Some people are puzzled when I talk about these “copyright holder protection acts” in the context of remote disabling of software. After all, it’s the motion picture and music industries that are hauling buckets of money to D.C. in support of these bills. And they are in fact opposed by many high tech companies as restricting technological innovation. But Congress also had the media moguls’ interests uppermost in mind when they passed the DMCA (Digital Millenium Copyright Act) in 1998. That sure hasn’t prevented the software industry from using the DMCA for its own purposes, such as jailing Russian programmers or arbitrarily shutting down online auctions of used software. As with the DMCA, any tools Congress hands copyright holders will almost surely be used most aggressively by the software industry for purposes Congress probably doesn’t intend.
When it comes to electronic self help, the one thing that the DMCA and most of these proposed bills lacks is a “safe harbor” protecting the virtual repo man from criminal charges under data tampering and anti-hacking laws. Another bill introduced this year by Rep. Howard Berman of California is designed to fill that gap. The “P2P Piracy Prevention Act” (H.R. 5211) has created quite a stir by granting copyright holders immunity for hacking activities of their own, such as denial-of-service attacks, when done to thwart piracy on peer-to-peer networks. Responding to the outrage the bill has generated, supporters have argued in part that Berman’s bill specifically prohibits those exercising self help from deleting, altering, or corrupting computer files. And it does, but with a very interesting loophole.
The Berman bill’s central provision says “a copyright holder shall not be liable in any criminal action for … impairing the unauthorized distribution … of his or her copyrighted work on a publicly accessible peer-to-peer network, if such impairment does not, without authorization, alter, delete, or otherwise impair the integrity of any computer file or data residing on the computer of a file trader.” Now, that “without authorization” phrase strikes me as rather incongruous. Why say that it’s OK for the copyright holder to rape and pillage, as long as they have authorization? Who in their right mind is going to authorize anyone to impair the integrity of their system?
Well, it just so happens that Windows XP users have already authorized Microsoft to do just that. Remember, even before the Service Pack 3 for Windows 2000 update added all those additional nasty terms, the original Windows XP license agreement gave Microsoft the right to “download onto your computer such security updates that a secure content owner has requested” even though those updates “may affect your ability to copy, display, and/or play Secure Content through Microsoft software or third party applications.” Is that the kind of authorization Rep. Berman had in mind when he stuck that phrase in there?

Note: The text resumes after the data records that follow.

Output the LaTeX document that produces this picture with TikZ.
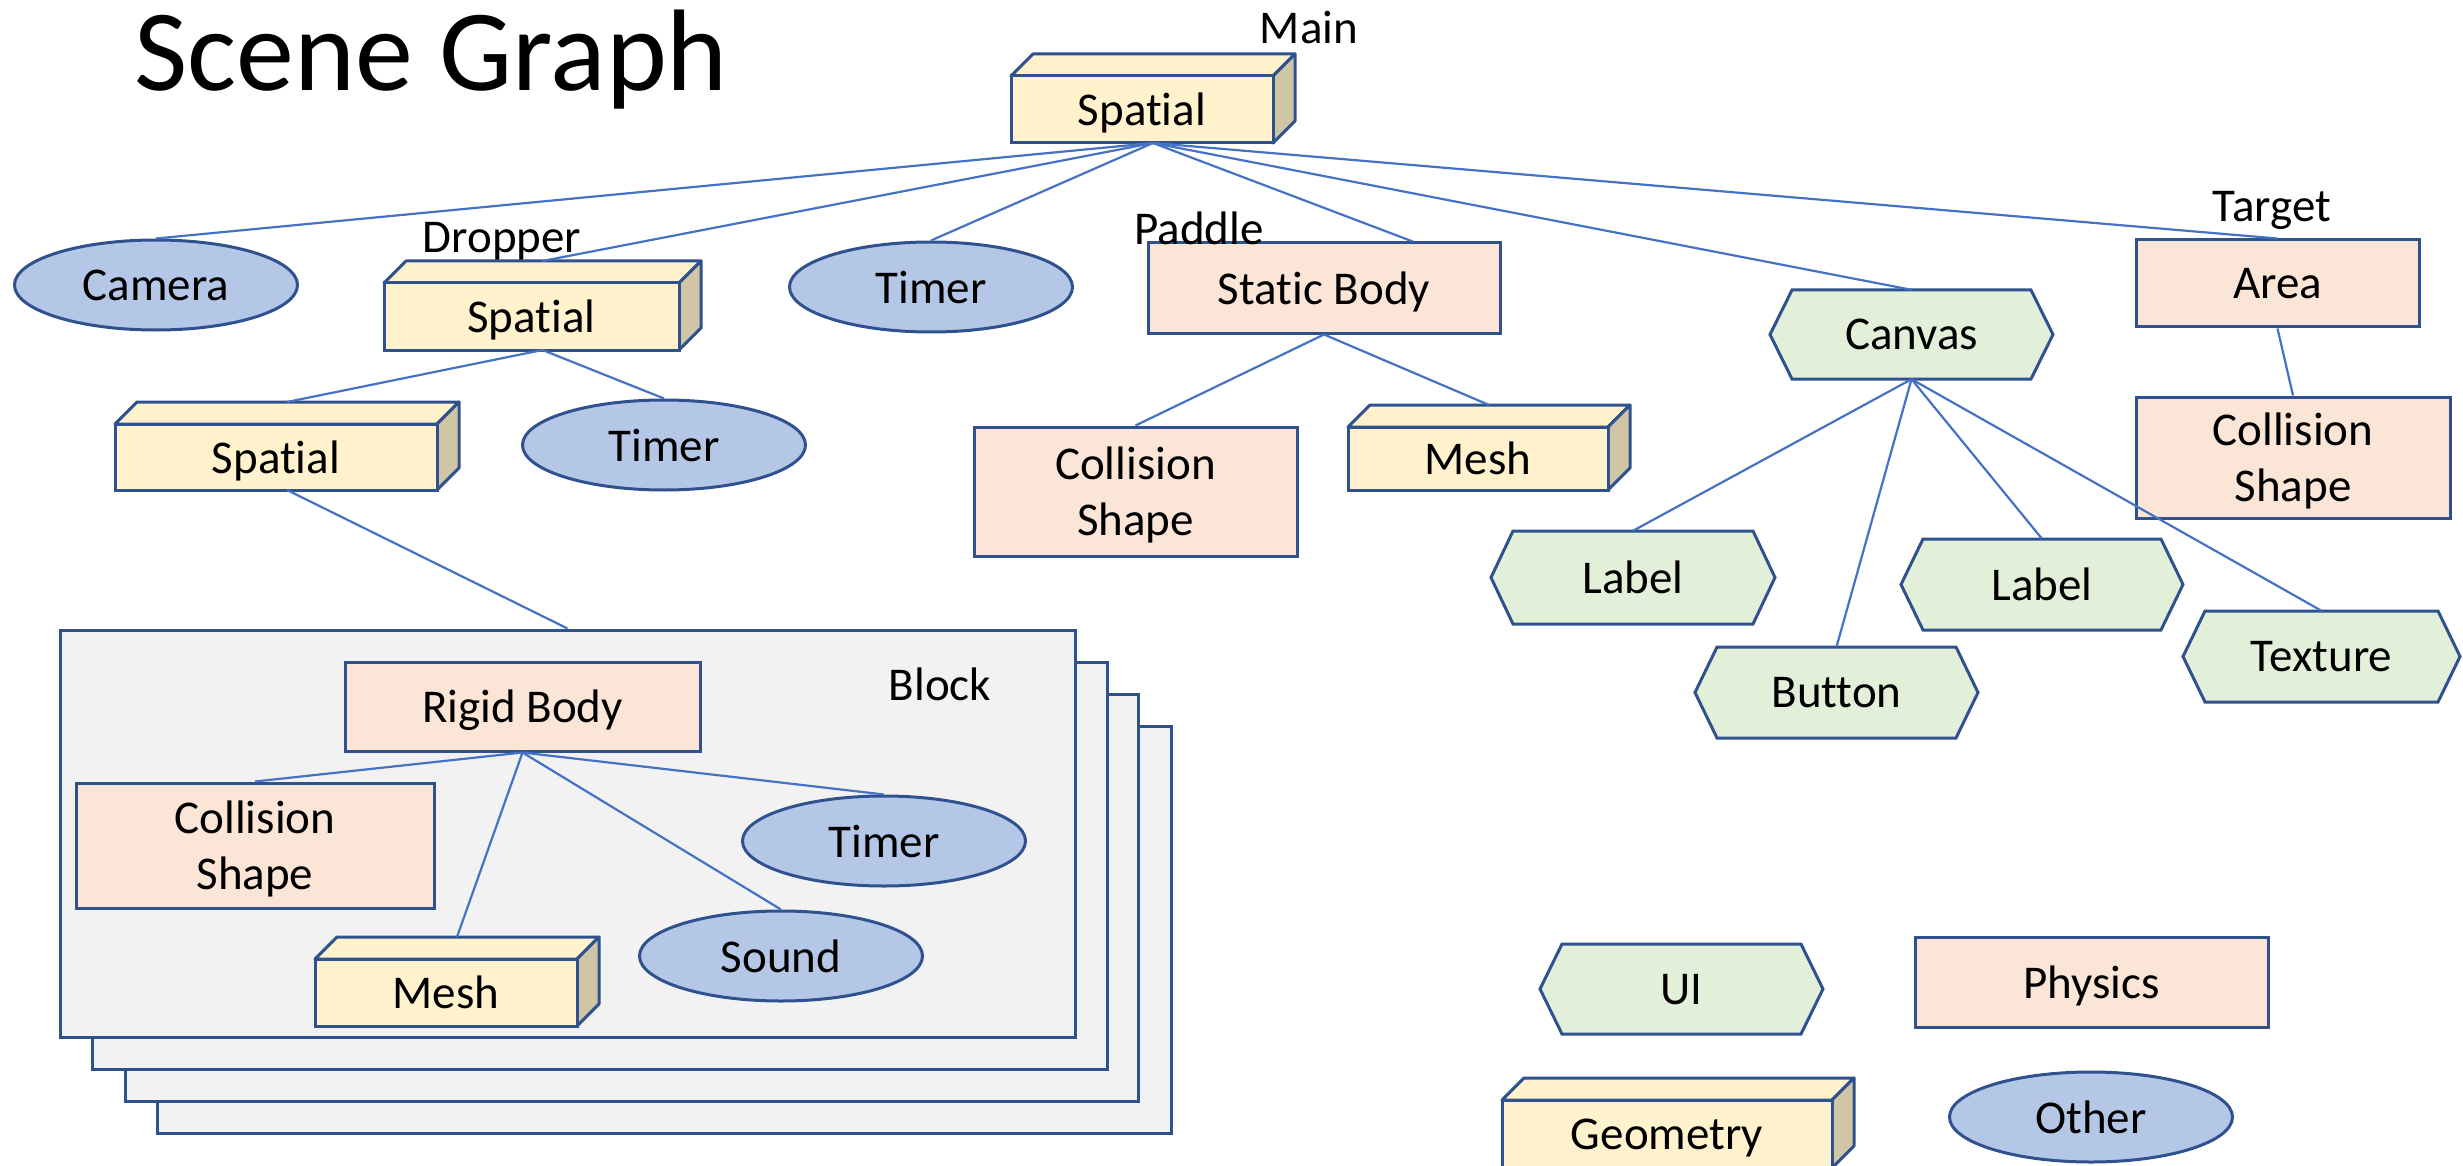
\documentclass[tikz,border=0pt]{standalone}
\usepackage{fontspec}
\setmainfont{Carlito}[Ligatures={NoCommon,NoContextual}]
\usetikzlibrary{shapes.geometric,calc}
\definecolor{edgeblue}{HTML}{2F528F}
\definecolor{linkblue}{HTML}{4472C4}
\definecolor{geofill}{HTML}{FFF2CC}
\definecolor{geoside}{HTML}{D0C5A5}
\definecolor{physfill}{HTML}{FBE5D6}
\definecolor{uifill}{HTML}{E2F0D9}
\definecolor{otherfill}{HTML}{B4C7E7}
\definecolor{blockfill}{HTML}{F2F2F2}
\tikzset{
  every node/.style={font=\fontsize{47}{56}\selectfont, text=black, text depth=0pt},
  outline/.style={draw=edgeblue, line width=3pt},
  link/.style={draw=linkblue, line width=2.2pt},
  phys/.style={outline, fill=physfill, rectangle, inner sep=0pt, align=center},
  other/.style={outline, fill=otherfill, ellipse, inner sep=0pt, minimum width=283pt, minimum height=90pt},
  tag/.style={inner sep=0pt},
  blocksheet/.style={outline, fill=blockfill},
}
% rectangle (physics) node from corners
\newcommand\physbox[6]{%
  \node[phys, minimum width={#4-#2}, minimum height={#5-#3}] (#1) at ({(#2+#4)/2},{(#3+#5)/2}) {#6};}
% hexagon (UI) node from corners
\newcommand\hexbox[6]{%
  \filldraw[outline, fill=uifill] (#2,{(#3+#5)/2}) -- ({#2+22},#3) -- ({#4-22},#3) -- (#4,{(#3+#5)/2}) -- ({#4-22},#5) -- ({#2+22},#5) -- cycle;
  \node[tag, minimum width={#4-#2}, minimum height={#5-#3}] (#1) at ({(#2+#4)/2},{(#3+#5)/2}) {#6};}
% 3D box (geometry) node from front-face corners
\newcommand\geobox[6]{%
  \filldraw[outline, fill=geofill, line join=round] (#2,#3) -- ({#2+22},{#3-22}) -- ({#4+22},{#3-22}) -- (#4,#3) -- cycle;
  \filldraw[outline, fill=geoside, line join=round] (#4,#3) -- ({#4+22},{#3-22}) -- ({#4+22},{#5-22}) -- (#4,#5) -- cycle;
  \node[outline, fill=geofill, rectangle, inner sep=0pt, minimum width={#4-#2}, minimum height={#5-#3}] (#1) at ({(#2+#4)/2},{(#3+#5)/2}) {#6};
  \coordinate (#1-top) at ({(#2+#4)/2+11},{#3-22});
  \coordinate (#1-bot) at ({(#2+#4)/2+11},#5);}
\begin{document}
\begin{tikzpicture}[x=1pt,y=-1pt]
\useasboundingbox (0,0) rectangle (2463,1166);

% title
\node[tag, anchor=base west, font=\fontsize{116}{134}\selectfont] (title) at (134,91) {Scene Graph};

% block stack
\draw[blocksheet] (157,726) rectangle (1171,1133);
\draw[blocksheet] (125,694) rectangle (1138,1101);
\draw[blocksheet] (92,662) rectangle (1107,1069);
\node[blocksheet, rectangle, minimum width=1015pt, minimum height=407pt, inner sep=0pt] (block) at (567.5,833.5) {};
\node[tag] (blocklbl) at (940,684) {Block};

% main
\geobox{main}{1011}{76}{1273}{143}{Spatial}
\node[tag] (mainlbl) at (1309,27) {Main};

% first level
\node[other] (camera) at (156,285) {Camera};
\geobox{dropper}{384}{283}{679}{350}{Spatial}
\node[tag] (dropperlbl) at (502,237) {Dropper};
\node[other] (timerA) at (931,287) {Timer};
\physbox{static}{1148}{243}{1500}{333}{Static Body}
\node[tag] (paddlelbl) at (1199,228) {Paddle};
\hexbox{canvas}{1770}{290}{2053}{379}{Canvas}
\physbox{area}{2136}{240}{2419}{327}{Area}
\node[tag] (targetlbl) at (2272,206) {Target};

% second level
\geobox{spatialB}{115}{424}{437}{490}{Spatial}
\node[other] (timerB) at (664,445) {Timer};
\physbox{csA}{974}{427}{1297}{556}{Collision\\Shape}
\geobox{meshA}{1348}{427}{1608}{490}{Mesh}
\hexbox{labelA}{1491}{531}{1775}{624}{Label}
\hexbox{button}{1695}{647}{1978}{738}{Button}
\hexbox{labelB}{1901}{539}{2183}{630}{Label}
\hexbox{texture}{2183}{611}{2460}{702}{Texture}
\physbox{csB}{2136}{397}{2450}{518}{Collision\\Shape}

% inside block
\physbox{rigid}{345}{662}{700}{751}{Rigid Body}
\physbox{csC}{76}{783}{434}{908}{Collision\\Shape}
\node[other] (timerC) at (884,841) {Timer};
\node[other] (sound) at (781,956) {Sound};
\geobox{meshB}{315}{959}{577}{1026}{Mesh}

% legend
\hexbox{legui}{1540}{944}{1823}{1034}{UI}
\physbox{legphys}{1915}{937}{2268}{1027}{Physics}
\geobox{leggeo}{1502}{1100}{1832}{1168}{Geometry}
\node[other] (legother) at (2091,1117) {Other};

% connectors
\draw[link] (main-bot) -- (camera.north);
\draw[link] (main-bot) -- (dropper-top);
\draw[link] (main-bot) -- (timerA.north);
\draw[link] (main-bot) -- ($(static.north west)!0.75!(static.north east)$);
\draw[link] (main-bot) -- (canvas.north);
\draw[link] (main-bot) -- (area.north);
\draw[link] (dropper-bot) -- (spatialB-top);
\draw[link] (dropper-bot) -- (timerB.north);
\draw[link] (spatialB-bot) -- (block.north);
\draw[link] (static.south) -- (csA.north);
\draw[link] (static.south) -- (meshA-top);
\draw[link] (canvas.south) -- (labelA.north);
\draw[link] (canvas.south) -- (button.north);
\draw[link] (canvas.south) -- (labelB.north);
\draw[link] (canvas.south) -- (texture.north);
\draw[link] (area.south) -- (csB.north);
\draw[link] (rigid.south) -- (csC.north);
\draw[link] (rigid.south) -- (timerC.north);
\draw[link] (rigid.south) -- (sound.north);
\draw[link] (rigid.south) -- (meshB-top);
\end{tikzpicture}
\end{document}
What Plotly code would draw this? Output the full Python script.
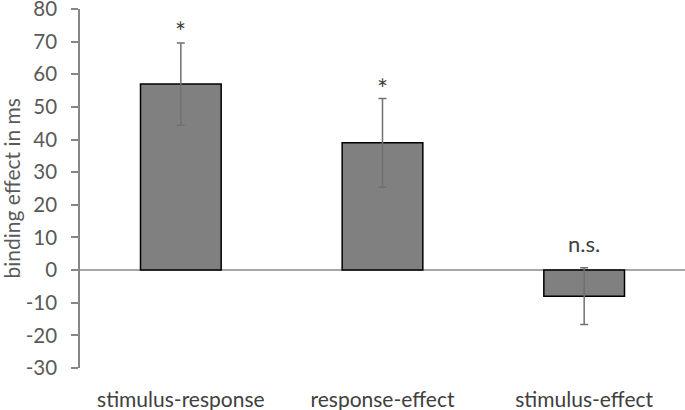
import plotly.graph_objects as go

categories = ["stimulus-response", "response-effect", "stimulus-effect"]
values = [57.0, 39.0, -8.0]
errors = [12.6, 13.6, 8.7]
sig_labels = ["*", "*", "n.s."]
sig_y = [73.0, 55.5, 8.0]
y_ticks = list(range(-30, 81, 10))
y_ticktext = [str(v) for v in y_ticks]

fig = go.Figure()
fig.add_trace(go.Bar(
    x=categories, y=values,
    marker=dict(color="#808080", line=dict(color="#000000", width=1.5)),
    error_y=dict(type="data", array=errors, visible=True, color="#707070", thickness=1.5, width=4),
    width=0.4,
))
for c, t, yv in zip(categories, sig_labels, sig_y):
    fig.add_annotation(x=c, y=yv, text=t, showarrow=False, yanchor="middle",
                       font=dict(family="Lato", size=26 if t == "*" else 22, color="#404040"))

fig.add_annotation(xref="paper", yref="paper", x=-69 / 605, y=0.5, text="binding effect in ms",
                   textangle=-90, showarrow=False, xanchor="center", yanchor="middle",
                   font=dict(family="Lato", size=21, color="#595959"))

fig.update_layout(
    width=685, height=410,
    margin=dict(l=80, r=0, t=9, b=42),
    paper_bgcolor="white", plot_bgcolor="white",
    showlegend=False,
    font=dict(family="Lato", size=21, color="#595959"),
    xaxis=dict(showgrid=False, showline=False, ticks="outside", ticklen=13, tickcolor="rgba(0,0,0,0)",
               zeroline=False, automargin=False, tickfont=dict(size=21, color="#404040")),
    yaxis=dict(range=[-30, 80], tickvals=y_ticks, ticktext=y_ticktext, showgrid=False, showline=True,
               linecolor="#868686", linewidth=1.5, ticks="outside", ticklen=7, tickcolor="#868686",
               tickwidth=1.5, zeroline=True, zerolinecolor="#a6a6a6", zerolinewidth=2,
               automargin=False, ticklabeloverflow="allow", ticklabelstandoff=10,
               tickfont=dict(size=20.5, color="#595959")),
)
fig.write_html("out.html", config={"displayModeBar": False},
               post_script="document.body.style.margin='0';document.body.style.padding='0';")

Some observers believe that H.R. 5211 has little chance of being passed in its current form, and the same can be said of many of the other bills that aim to give copyright holders more control. But the media conglomerates have deep pockets, so, for every bill that stalls, a few more crop up. One way or the other, they mean to have a law that gives teeth to their copy protection schemes.
There is at least one ray of hope. Earlier this month Rep. Rick Boucher of Virginia introduced the Digital Media Consumers’ Rights Act (H.R. 5544), a bill designed to roll back some of the worst imbalances created by the DMCA. It would amend the DMCA to allow users to bypass copy protection schemes for noninfringing “fair use” purposes, and it would mandate that copy-protected audio CDs be clearly labeled so customers will know they’re not getting a standard CD that can play in all devices.
Boucher’s bill is certainly a step in the right direction, and the best thing about it is the range of support it has received, including endorsements from Intel, Verizon, Sun, Gateway, the Consumer Electronics Association, Consumers Union, Electronic Frontier Foundation, and the American Library Association. Of course, even with that show of support, Boucher’s proposal will never have the kind of lobbying muscle (that is, cash) that the copyright holder protection acts have behind them.
But all these bills must wait for the next Congress, the one we are about to elect, and therein lies an opportunity. With Boucher’s bill having been formally introduced, it makes it much easier for voters to push their congressional candidates to take a clear position on these issues. Ask your congressional candidates to take a stand in favor of H.R. 5544 and to oppose H.R. 5211, and see what they say. It’s not likely to affect who wins this election, but it will serve notice that this is an issue that is on the voters’ radar screen. That’s the one way we have right now of helping ourselves.